There are at least two sides to this question, so let’s start with the first: Who is more likely to get attached to a robot? First and foremost, attachment to an object is usually caused by anthropomorphizing the object. We ascribe human emotion to it, and so reciprocate with our own feelings. While these factors may apply to objects in general, they are still helpful in the robot realm.
For the purposes of our discussion, this factor is very limited. Still, there’s a valuable point in why autistic people (especially those with Asperger’s syndrome) are more likely in particular. Autistic people find it difficult to connect with others, because they are unable to express emotions in the same way. That doesn’t mean they are devoid of emotion, as they can become extremely attached to specific people, and even to objects. They understand how social conventions work, but often cannot apply them in social settings. With an object, however, they are free to impose whatever characteristics they choose upon the object, and can readily react to these imagined personalities (Marty). This leads us to the second factor.
“When someone suffers from ‘social deficits’ (i.e., loneliness), he’s more likely to grow attached to possessions” (Tuttle). When we’re deprived of human companionship, we attribute human characteristics to objects, and then associate with the object instead of actual people. Also, the temporal and monetary investment in caring for the robot can eventually transfer to emotional investment.
3. A Desire to be in Control
“Because material objects are not sentient beings, without consciousness and free will, such objects offer consumers relatively predictable and controllable—albeit one-sided—relationships. Therefore, those exhibiting this trait seem more susceptible to possession love” (Tuttle). Robots are usually designed to assist people, so we may think of them as subservient. As a reward for their hard work, we’ll be nice to them.

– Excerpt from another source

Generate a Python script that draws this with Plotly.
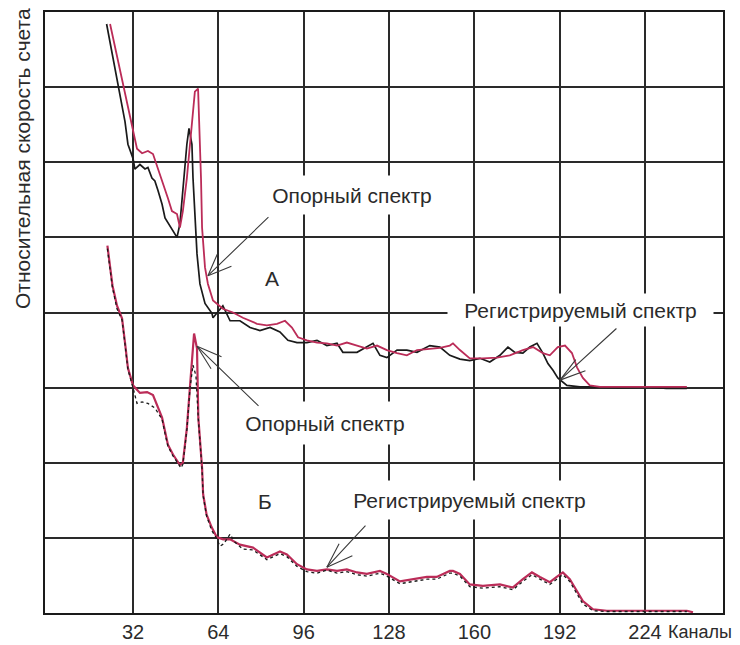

4. We understand humans better than anything else
Because we are only human, it’s naturally difficult to try to imagine how other beings might feel, especially objects. “When dealing with something unpredictable — a computer on the fritz, a sour economy — we might feel totally disconnected. ‘One way to make sense of it is to treat it like something familiar, which is the human form'” (Pappas). What sort of emotions or intelligence might a robot have? We don’t know, so we assume it would have human emotions and intelligence, if anything. And when robots behave in a way that we might not understand, we attempt to explain it from a human perspective (Epley, Waytz, and Cacioppo 866).
The second side to this question is: What kind of robots are we more likely to get attached to?
1. Anthropomorphic Robots
When we don’t know how to describe the behavior of a robot, we resort to human terms to define it. But what if the robot already looks very much like a human? Or what if it acts like a human? Or what if it sounds like a human? All the better for us, isn’t it? The more a robot is like a human, the more we treat it like a human (and the more we expect from it too)(Nauert).
2. Robots who seem to have agency
What about the robots that are less on the anthropomorphic scale? We’ve got love for them too! There’s a well-known study about Roombas, the robot vacuum that moves on its own.
A Georgia Tech researcher has found that many Roomba owners name, dress up and genuinely worry about their Roombas, as if they were living pets…Others in the study were found to rearrange their homes to be more accommodating to the robots, while others pre-clean their homes before putting the machine to work and buy new rugs that don’t tie up the Roomba on its programmed march around the house. One subject even introduced his Roomba to his parents. —Dillow
While the intensity of attachment varied from person to person, two-thirds of the participants at least named and gave their Roomba a gender.
Another study found that soldiers also became attached to the robots they worked with on the training field, even expressing sadness (and sometimes holding funerals) if their robot was destroyed. Researchers are worried that this might affect soldiers’ judgment on the battlefield; they might hesitate to send their robot on a fatal mission (Armstrong).
The interesting part in both these cases is that people expressed the most emotion when their robots were hindered or unable to function. For robots that appear to have a sense of agency, it is when they are stopped that we care most. The study about the Roombas suggested that “their reliability as robots is less important than their presence and companionship” (Dillow). (Even the phones and laptops and tablets we currently own, we’re only really concerned for them when they break down.) Perhaps this reaction comes from our ancient instinct to help others in the community in order to survive, because we need their presence.
Technicity and Robotics
Last week, Professor Cartwright suggested that “To understand being in the world, we should look to technology in its operative functioning with humans-nature.” What can we learn from all these characteristics? Basically, humans have a need for social interaction, even those (especially those, in fact) who seem to be the most secluded. And when we can’t participate in human interaction, we’ll project human characteristics onto objects in order to get the interaction we crave. The current trend in robots is to make them more anthropomorphic, suggesting that we will identify technology even less as a medium and more as an entity in its own, or a companion.